Stepan Sarpaneva (born February 1970 in Turku) is a Finnish watchmaker.

== Career ==
He enrolled in the Finnish School of Watchmaking (Kelloseppäkoulu) in 1989, earned his degree in watchmaking in 1992 and then went on to study at the Swiss Watchmakers of Switzerland Training and Education Program (WOSTEP).

In Switzerland since 1994, he has worked for several watch brands including Piaget, Parmigiani, Vianney Halter and Christophe Claret. At Parmigiani, he worked as the right-hand man for legendary Finnish watchmaker Kari Voutilainen

In 2003, he returned to Finland and founded a company called Sarpaneva Watches. at the old Cable Factory (Kaapelitehdas) in Helsinki, where he makes handcrafted wristwatches. The following year, he also founded S.U.F Helsinki (SarpanevaUhrenFabrik) to make and sell larger batches of more affordable watches. At first, 80% of his work was for Christophe Claret, but since 2007, he has been making his own watches full time

Sarpaneva Watches are known for their peculiar nouveau-Gothic designs. In contrast, the S.U.F Helsinki watches are inspired by Finnish landscapes, philosophies, legends, and pioneers of engineering, speed and design, such as the Finnish World War II fighter plane VL Myrsky, Finnish submarine Vetehinen, legendary motorcyclist Jarno “Paroni” Saarinen and the Finnish concept of Sisu.

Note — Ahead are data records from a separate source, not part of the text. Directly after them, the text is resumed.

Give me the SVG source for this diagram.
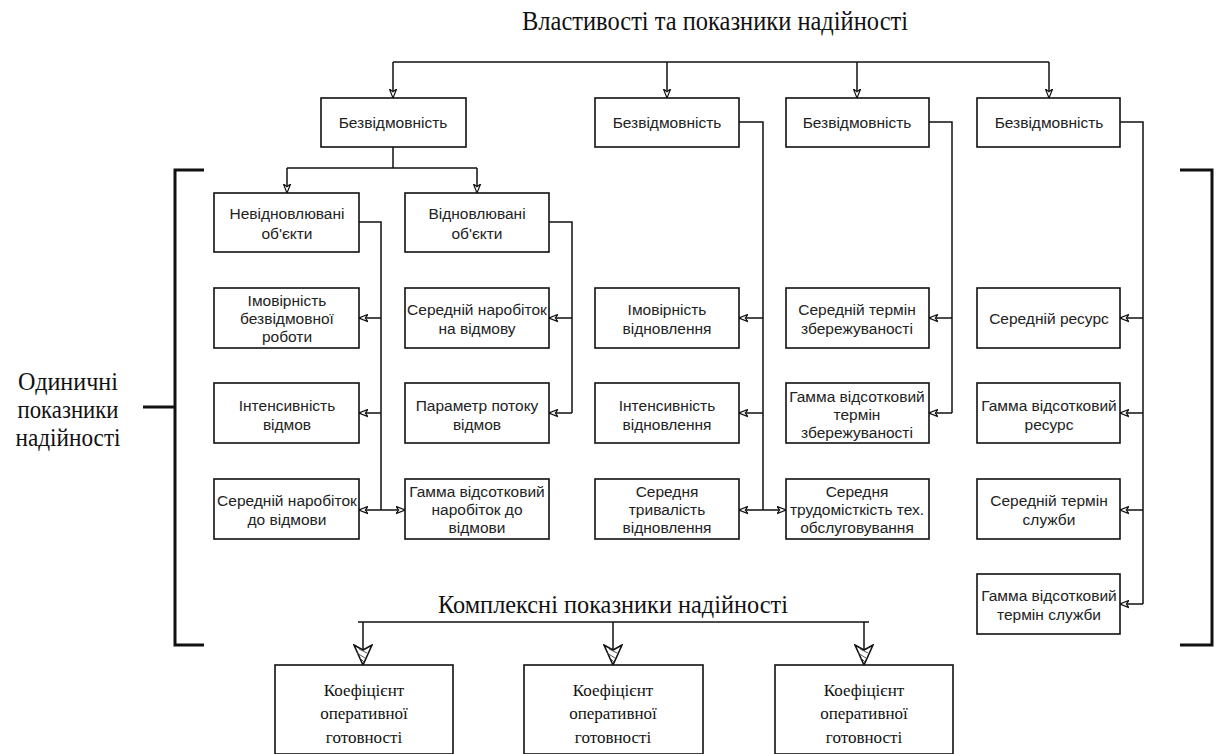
<svg xmlns="http://www.w3.org/2000/svg" width="1229" height="754" viewBox="0 0 1229 754">
<style>
.bx{fill:#fff;stroke:#111;stroke-width:1.6}
.t{font-family:"Liberation Sans",Arial,sans-serif;font-size:15.5px;fill:#222;text-anchor:middle}
.s{font-family:"Liberation Serif","Times New Roman",serif;fill:#111;text-anchor:middle}
.c{fill:none;stroke:#111;stroke-width:1.5}
.br{fill:none;stroke:#111;stroke-width:3}
</style>
<defs>
<marker id="a" viewBox="0 0 10 10" refX="10" refY="5" markerWidth="9" markerHeight="9" markerUnits="userSpaceOnUse" orient="auto-start-reverse"><path d="M0,1 L10,5 L0,9 L3,5 Z" fill="#fff" stroke="#111" stroke-width="1.3"/></marker>
<marker id="b" viewBox="0 0 22 20" refX="21" refY="10" markerWidth="22" markerHeight="20" markerUnits="userSpaceOnUse" orient="auto"><path d="M1,1 L21,10 L1,19 L6,10 Z" fill="#fff" stroke="#111" stroke-width="1.6"/><path d="M9,6 L5,14 M14,8 L9,16 M18,9 L14,13" stroke="#555" stroke-width="1"/></marker>
</defs>
<text class="s" x="715" y="30" font-size="27" textLength="386" lengthAdjust="spacingAndGlyphs">Властивості  та  показники  надійності</text>
<text class="s" font-size="26"><tspan x="68" y="390" textLength="100" lengthAdjust="spacingAndGlyphs">Одиничні</tspan><tspan x="68" y="418" textLength="101" lengthAdjust="spacingAndGlyphs">показники</tspan><tspan x="68" y="446" textLength="105" lengthAdjust="spacingAndGlyphs">надійності</tspan></text>
<text class="s" x="613" y="613" font-size="25" textLength="350" lengthAdjust="spacingAndGlyphs">Комплексні  показники  надійності</text>
<g id="connectors">
<path class="c" d="M393,62 H1049"/>
<path class="c" d="M393,62 V98" marker-end="url(#a)"/>
<path class="c" d="M667,62 V98" marker-end="url(#a)"/>
<path class="c" d="M857,62 V98" marker-end="url(#a)"/>
<path class="c" d="M1049,62 V98" marker-end="url(#a)"/>
<path class="c" d="M393,147 V168 M287,168 H477"/>
<path class="c" d="M287,168 V193" marker-end="url(#a)"/>
<path class="c" d="M477,168 V193" marker-end="url(#a)"/>
<path class="c" d="M359,222 H381 V510"/>
<path class="c" d="M381,318 H359" marker-end="url(#a)"/>
<path class="c" d="M381,413 H359" marker-end="url(#a)"/>
<path class="c" d="M359,510 H405" marker-start="url(#a)" marker-end="url(#a)"/>
<path class="c" d="M549,222 H572 V413"/>
<path class="c" d="M572,318 H549" marker-end="url(#a)"/>
<path class="c" d="M572,413 H549" marker-end="url(#a)"/>
<path class="c" d="M739,122 H763 V510"/>
<path class="c" d="M763,318 H739" marker-end="url(#a)"/>
<path class="c" d="M763,413 H739" marker-end="url(#a)"/>
<path class="c" d="M739,510 H786" marker-start="url(#a)" marker-end="url(#a)"/>
<path class="c" d="M929,122 H952 V413"/>
<path class="c" d="M952,318 H929" marker-end="url(#a)"/>
<path class="c" d="M952,413 H929" marker-end="url(#a)"/>
<path class="c" d="M1120,122 H1143 V604"/>
<path class="c" d="M1143,318 H1120" marker-end="url(#a)"/>
<path class="c" d="M1143,413 H1120" marker-end="url(#a)"/>
<path class="c" d="M1143,510 H1120" marker-end="url(#a)"/>
<path class="c" d="M1143,604 H1120" marker-end="url(#a)"/>
<path class="c" d="M358,622 H869"/>
<path class="c" d="M363,622 V665" marker-end="url(#b)"/>
<path class="c" d="M613,622 V665" marker-end="url(#b)"/>
<path class="c" d="M864,622 V665" marker-end="url(#b)"/>
<path class="br" d="M204,170 H175 V645 H204 M143,407 H175"/>
<path class="br" d="M1180,170 H1212 V645 H1180"/>
</g>
<g id="n1"><rect class="bx" x="321" y="98" width="145" height="49"/><text class="t" x="393" y="128">Безвідмовність</text></g>
<g id="n2"><rect class="bx" x="595" y="98" width="144" height="49"/><text class="t" x="667" y="128">Безвідмовність</text></g>
<g id="n3"><rect class="bx" x="786" y="98" width="143" height="49"/><text class="t" x="857" y="128">Безвідмовність</text></g>
<g id="n4"><rect class="bx" x="977" y="98" width="143" height="49"/><text class="t" x="1049" y="128">Безвідмовність</text></g>
<g id="n5"><rect class="bx" x="214" y="193" width="145" height="59"/><text class="t"><tspan x="287" y="219">Невідновлювані</tspan><tspan x="287" y="239">об'єкти</tspan></text></g>
<g id="n6"><rect class="bx" x="405" y="193" width="144" height="59"/><text class="t"><tspan x="477" y="219">Відновлювані</tspan><tspan x="477" y="239">об'єкти</tspan></text></g>
<g id="n7"><rect class="bx" x="214" y="288" width="145" height="60"/><text class="t"><tspan x="287" y="306">Імовірність</tspan><tspan x="287" y="324">безвідмовної</tspan><tspan x="287" y="342">роботи</tspan></text></g>
<g id="n8"><rect class="bx" x="405" y="288" width="144" height="60"/><text class="t"><tspan x="477" y="315">Середній наробіток</tspan><tspan x="477" y="334">на відмову</tspan></text></g>
<g id="n9"><rect class="bx" x="595" y="288" width="144" height="60"/><text class="t"><tspan x="667" y="315">Імовірність</tspan><tspan x="667" y="334">відновлення</tspan></text></g>
<g id="n10"><rect class="bx" x="786" y="288" width="143" height="60"/><text class="t"><tspan x="857" y="315">Середній термін</tspan><tspan x="857" y="334">збережуваності</tspan></text></g>
<g id="n11"><rect class="bx" x="977" y="288" width="143" height="60"/><text class="t" x="1049" y="324">Середній ресурс</text></g>
<g id="n12"><rect class="bx" x="214" y="383" width="145" height="60"/><text class="t"><tspan x="287" y="411">Інтенсивність</tspan><tspan x="287" y="430">відмов</tspan></text></g>
<g id="n13"><rect class="bx" x="405" y="383" width="144" height="60"/><text class="t"><tspan x="477" y="411">Параметр потоку</tspan><tspan x="477" y="430">відмов</tspan></text></g>
<g id="n14"><rect class="bx" x="595" y="383" width="144" height="60"/><text class="t"><tspan x="667" y="411">Інтенсивність</tspan><tspan x="667" y="430">відновлення</tspan></text></g>
<g id="n15"><rect class="bx" x="786" y="383" width="143" height="60"/><text class="t"><tspan x="857" y="402">Гамма відсотковий</tspan><tspan x="857" y="420">термін</tspan><tspan x="857" y="438">збережуваності</tspan></text></g>
<g id="n16"><rect class="bx" x="977" y="383" width="143" height="60"/><text class="t"><tspan x="1049" y="411">Гамма відсотковий</tspan><tspan x="1049" y="430">ресурс</tspan></text></g>
<g id="n17"><rect class="bx" x="214" y="479" width="145" height="60"/><text class="t"><tspan x="287" y="506">Середній наробіток</tspan><tspan x="287" y="525">до відмови</tspan></text></g>
<g id="n18"><rect class="bx" x="405" y="479" width="144" height="60"/><text class="t"><tspan x="477" y="497">Гамма відсотковий</tspan><tspan x="477" y="515">наробіток до</tspan><tspan x="477" y="533">відмови</tspan></text></g>
<g id="n19"><rect class="bx" x="595" y="479" width="144" height="60"/><text class="t"><tspan x="667" y="497">Середня</tspan><tspan x="667" y="515">тривалість</tspan><tspan x="667" y="533">відновлення</tspan></text></g>
<g id="n20"><rect class="bx" x="786" y="479" width="143" height="60"/><text class="t"><tspan x="857" y="497">Середня</tspan><tspan x="857" y="515">трудомісткість тех.</tspan><tspan x="857" y="533">обслуговування</tspan></text></g>
<g id="n21"><rect class="bx" x="977" y="479" width="143" height="60"/><text class="t"><tspan x="1049" y="506">Середній термін</tspan><tspan x="1049" y="525">служби</tspan></text></g>
<g id="n22"><rect class="bx" x="977" y="574" width="143" height="60"/><text class="t"><tspan x="1049" y="601">Гамма відсотковий</tspan><tspan x="1049" y="620">термін служби</tspan></text></g>
<g id="n23"><rect class="bx" x="275" y="665" width="178" height="89"/><text class="s" font-size="17"><tspan x="364" y="696">Коефіцієнт</tspan><tspan x="364" y="719">оперативної</tspan><tspan x="364" y="743">готовності</tspan></text></g>
<g id="n24"><rect class="bx" x="524" y="665" width="179" height="89"/><text class="s" font-size="17"><tspan x="613" y="696">Коефіцієнт</tspan><tspan x="613" y="719">оперативної</tspan><tspan x="613" y="743">готовності</tspan></text></g>
<g id="n25"><rect class="bx" x="775" y="665" width="178" height="89"/><text class="s" font-size="17"><tspan x="864" y="696">Коефіцієнт</tspan><tspan x="864" y="719">оперативної</tspan><tspan x="864" y="743">готовності</tspan></text></g>
</svg>
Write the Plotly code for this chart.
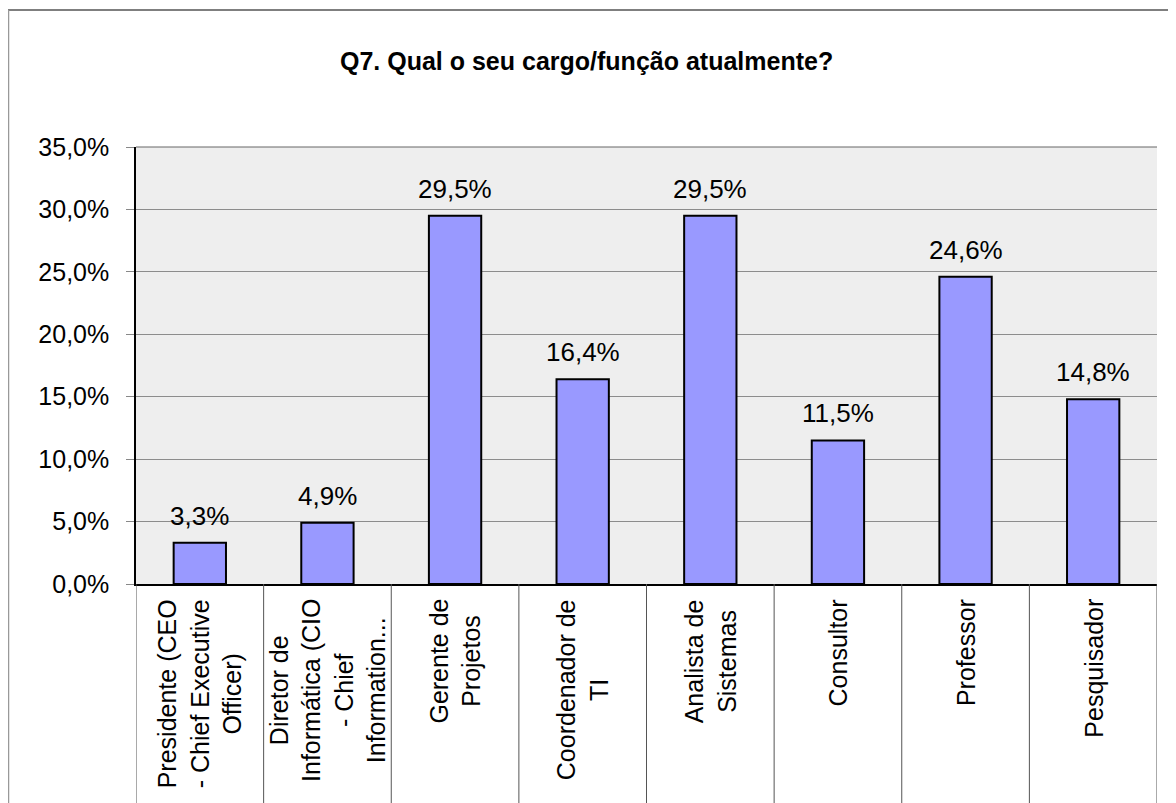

Sarpaneva Watches are mainly made out of locally sourced steel, because according to Stepan, there aren't many colors in his world and instead, steel gets its beauty from various finishes, by polishing, sanding or brushing.

In 2009, Stepan Sarpaneva was awarded the Red Dot Design Award for his Korona K3 Black Moon moonphase watch and by the end of the same year, he was awarded two Good Design awards from the Chicago Athenaeum.

In 2018 and 2019, he got a lot of attention for creating an extremely precise moon phase calibre called Sarpaneva Moonment®, utilized in the Sarpaneva Lunations watch model. It only needs to be adjusted for a single day of error once every 14,000 years. It launched with a matching iPhone app to track the moon phases.

== Other ==
Stepan Sarpaneva's father was jewelry artist Pentti Sarpaneva and his uncle was industrial designer Timo Sarpaneva.